__Task prompt__: Give back the full listing, character for character, with no pictures.

__Supplied information__:

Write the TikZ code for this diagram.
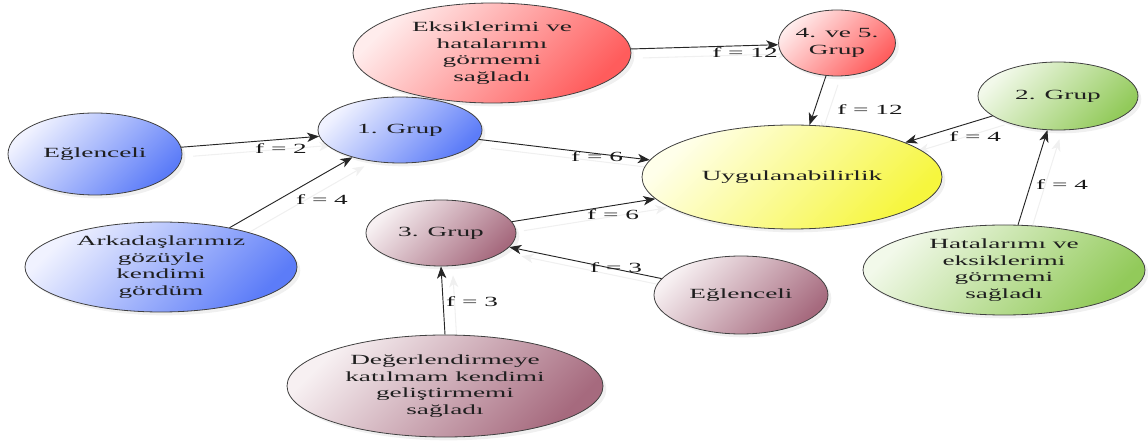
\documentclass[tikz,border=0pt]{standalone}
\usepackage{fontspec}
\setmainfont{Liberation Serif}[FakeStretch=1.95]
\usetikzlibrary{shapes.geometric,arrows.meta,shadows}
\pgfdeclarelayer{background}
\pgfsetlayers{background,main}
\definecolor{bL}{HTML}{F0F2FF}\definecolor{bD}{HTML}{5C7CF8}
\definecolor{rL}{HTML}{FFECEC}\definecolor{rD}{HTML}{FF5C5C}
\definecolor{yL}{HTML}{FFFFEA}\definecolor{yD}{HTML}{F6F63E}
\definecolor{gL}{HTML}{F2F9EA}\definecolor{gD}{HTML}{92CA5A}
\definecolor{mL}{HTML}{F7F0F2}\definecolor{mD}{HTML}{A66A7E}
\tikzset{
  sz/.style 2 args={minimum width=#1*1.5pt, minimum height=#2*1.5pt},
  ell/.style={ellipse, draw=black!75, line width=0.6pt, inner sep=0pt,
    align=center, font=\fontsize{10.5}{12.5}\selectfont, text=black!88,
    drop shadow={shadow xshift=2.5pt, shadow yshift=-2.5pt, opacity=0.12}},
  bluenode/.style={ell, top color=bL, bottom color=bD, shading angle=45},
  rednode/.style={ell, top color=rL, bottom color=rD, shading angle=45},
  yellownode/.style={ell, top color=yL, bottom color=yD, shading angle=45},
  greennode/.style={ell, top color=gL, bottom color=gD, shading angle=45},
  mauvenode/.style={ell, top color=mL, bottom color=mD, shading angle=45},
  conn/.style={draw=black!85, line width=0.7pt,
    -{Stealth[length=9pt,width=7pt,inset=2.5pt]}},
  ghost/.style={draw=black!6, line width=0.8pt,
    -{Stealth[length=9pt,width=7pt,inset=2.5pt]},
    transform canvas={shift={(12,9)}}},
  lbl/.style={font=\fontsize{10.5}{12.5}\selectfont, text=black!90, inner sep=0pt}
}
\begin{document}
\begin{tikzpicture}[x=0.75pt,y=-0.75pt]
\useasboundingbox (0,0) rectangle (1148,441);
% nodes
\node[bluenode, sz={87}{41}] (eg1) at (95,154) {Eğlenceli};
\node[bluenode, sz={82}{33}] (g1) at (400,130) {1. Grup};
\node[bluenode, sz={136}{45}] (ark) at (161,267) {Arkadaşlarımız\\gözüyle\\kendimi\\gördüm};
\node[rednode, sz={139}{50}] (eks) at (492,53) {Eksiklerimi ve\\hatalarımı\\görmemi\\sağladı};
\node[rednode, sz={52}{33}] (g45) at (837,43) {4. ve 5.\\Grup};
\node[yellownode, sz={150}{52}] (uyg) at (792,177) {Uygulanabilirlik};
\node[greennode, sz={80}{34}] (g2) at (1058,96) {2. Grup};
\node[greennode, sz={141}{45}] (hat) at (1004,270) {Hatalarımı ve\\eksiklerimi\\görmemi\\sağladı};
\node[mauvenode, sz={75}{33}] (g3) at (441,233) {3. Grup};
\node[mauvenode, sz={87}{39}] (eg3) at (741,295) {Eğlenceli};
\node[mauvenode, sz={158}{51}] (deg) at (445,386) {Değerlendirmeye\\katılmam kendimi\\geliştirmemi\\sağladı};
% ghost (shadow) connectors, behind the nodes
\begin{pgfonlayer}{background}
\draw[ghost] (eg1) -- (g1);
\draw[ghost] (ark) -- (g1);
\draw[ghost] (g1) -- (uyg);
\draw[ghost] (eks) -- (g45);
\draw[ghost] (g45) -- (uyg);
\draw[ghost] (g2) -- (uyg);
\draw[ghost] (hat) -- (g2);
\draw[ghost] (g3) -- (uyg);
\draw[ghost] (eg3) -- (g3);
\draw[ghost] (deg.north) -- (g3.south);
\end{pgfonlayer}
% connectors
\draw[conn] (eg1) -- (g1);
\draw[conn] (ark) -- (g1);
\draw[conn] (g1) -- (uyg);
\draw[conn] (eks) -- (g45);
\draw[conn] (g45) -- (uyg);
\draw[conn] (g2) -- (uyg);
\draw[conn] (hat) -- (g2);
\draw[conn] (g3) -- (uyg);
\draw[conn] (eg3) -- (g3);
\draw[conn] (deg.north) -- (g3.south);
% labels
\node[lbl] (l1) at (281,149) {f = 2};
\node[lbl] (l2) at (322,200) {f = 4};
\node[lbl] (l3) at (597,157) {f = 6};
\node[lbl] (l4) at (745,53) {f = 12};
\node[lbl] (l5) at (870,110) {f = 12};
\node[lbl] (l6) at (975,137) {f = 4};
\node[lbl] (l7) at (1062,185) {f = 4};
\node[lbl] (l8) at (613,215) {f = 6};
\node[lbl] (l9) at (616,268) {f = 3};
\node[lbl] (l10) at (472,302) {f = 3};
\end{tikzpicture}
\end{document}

__Result for this task__:
Write the TikZ code for this diagram.
\documentclass[tikz,border=0pt]{standalone}
\usepackage{fontspec}
\setmainfont{Liberation Serif}[FakeStretch=1.95]
\usetikzlibrary{shapes.geometric,arrows.meta,shadows}
\pgfdeclarelayer{background}
\pgfsetlayers{background,main}
\definecolor{bL}{HTML}{F0F2FF}\definecolor{bD}{HTML}{5C7CF8}
\definecolor{rL}{HTML}{FFECEC}\definecolor{rD}{HTML}{FF5C5C}
\definecolor{yL}{HTML}{FFFFEA}\definecolor{yD}{HTML}{F6F63E}
\definecolor{gL}{HTML}{F2F9EA}\definecolor{gD}{HTML}{92CA5A}
\definecolor{mL}{HTML}{F7F0F2}\definecolor{mD}{HTML}{A66A7E}
\tikzset{
  sz/.style 2 args={minimum width=#1*1.5pt, minimum height=#2*1.5pt},
  ell/.style={ellipse, draw=black!75, line width=0.6pt, inner sep=0pt,
    align=center, font=\fontsize{10.5}{12.5}\selectfont, text=black!88,
    drop shadow={shadow xshift=2.5pt, shadow yshift=-2.5pt, opacity=0.12}},
  bluenode/.style={ell, top color=bL, bottom color=bD, shading angle=45},
  rednode/.style={ell, top color=rL, bottom color=rD, shading angle=45},
  yellownode/.style={ell, top color=yL, bottom color=yD, shading angle=45},
  greennode/.style={ell, top color=gL, bottom color=gD, shading angle=45},
  mauvenode/.style={ell, top color=mL, bottom color=mD, shading angle=45},
  conn/.style={draw=black!85, line width=0.7pt,
    -{Stealth[length=9pt,width=7pt,inset=2.5pt]}},
  ghost/.style={draw=black!6, line width=0.8pt,
    -{Stealth[length=9pt,width=7pt,inset=2.5pt]},
    transform canvas={shift={(12,9)}}},
  lbl/.style={font=\fontsize{10.5}{12.5}\selectfont, text=black!90, inner sep=0pt}
}
\begin{document}
\begin{tikzpicture}[x=0.75pt,y=-0.75pt]
\useasboundingbox (0,0) rectangle (1148,441);
% nodes
\node[bluenode, sz={87}{41}] (eg1) at (95,154) {Eğlenceli};
\node[bluenode, sz={82}{33}] (g1) at (400,130) {1. Grup};
\node[bluenode, sz={136}{45}] (ark) at (161,267) {Arkadaşlarımız\\gözüyle\\kendimi\\gördüm};
\node[rednode, sz={139}{50}] (eks) at (492,53) {Eksiklerimi ve\\hatalarımı\\görmemi\\sağladı};
\node[rednode, sz={52}{33}] (g45) at (837,43) {4. ve 5.\\Grup};
\node[yellownode, sz={150}{52}] (uyg) at (792,177) {Uygulanabilirlik};
\node[greennode, sz={80}{34}] (g2) at (1058,96) {2. Grup};
\node[greennode, sz={141}{45}] (hat) at (1004,270) {Hatalarımı ve\\eksiklerimi\\görmemi\\sağladı};
\node[mauvenode, sz={75}{33}] (g3) at (441,233) {3. Grup};
\node[mauvenode, sz={87}{39}] (eg3) at (741,295) {Eğlenceli};
\node[mauvenode, sz={158}{51}] (deg) at (445,386) {Değerlendirmeye\\katılmam kendimi\\geliştirmemi\\sağladı};
% ghost (shadow) connectors, behind the nodes
\begin{pgfonlayer}{background}
\draw[ghost] (eg1) -- (g1);
\draw[ghost] (ark) -- (g1);
\draw[ghost] (g1) -- (uyg);
\draw[ghost] (eks) -- (g45);
\draw[ghost] (g45) -- (uyg);
\draw[ghost] (g2) -- (uyg);
\draw[ghost] (hat) -- (g2);
\draw[ghost] (g3) -- (uyg);
\draw[ghost] (eg3) -- (g3);
\draw[ghost] (deg.north) -- (g3.south);
\end{pgfonlayer}
% connectors
\draw[conn] (eg1) -- (g1);
\draw[conn] (ark) -- (g1);
\draw[conn] (g1) -- (uyg);
\draw[conn] (eks) -- (g45);
\draw[conn] (g45) -- (uyg);
\draw[conn] (g2) -- (uyg);
\draw[conn] (hat) -- (g2);
\draw[conn] (g3) -- (uyg);
\draw[conn] (eg3) -- (g3);
\draw[conn] (deg.north) -- (g3.south);
% labels
\node[lbl] (l1) at (281,149) {f = 2};
\node[lbl] (l2) at (322,200) {f = 4};
\node[lbl] (l3) at (597,157) {f = 6};
\node[lbl] (l4) at (745,53) {f = 12};
\node[lbl] (l5) at (870,110) {f = 12};
\node[lbl] (l6) at (975,137) {f = 4};
\node[lbl] (l7) at (1062,185) {f = 4};
\node[lbl] (l8) at (613,215) {f = 6};
\node[lbl] (l9) at (616,268) {f = 3};
\node[lbl] (l10) at (472,302) {f = 3};
\end{tikzpicture}
\end{document}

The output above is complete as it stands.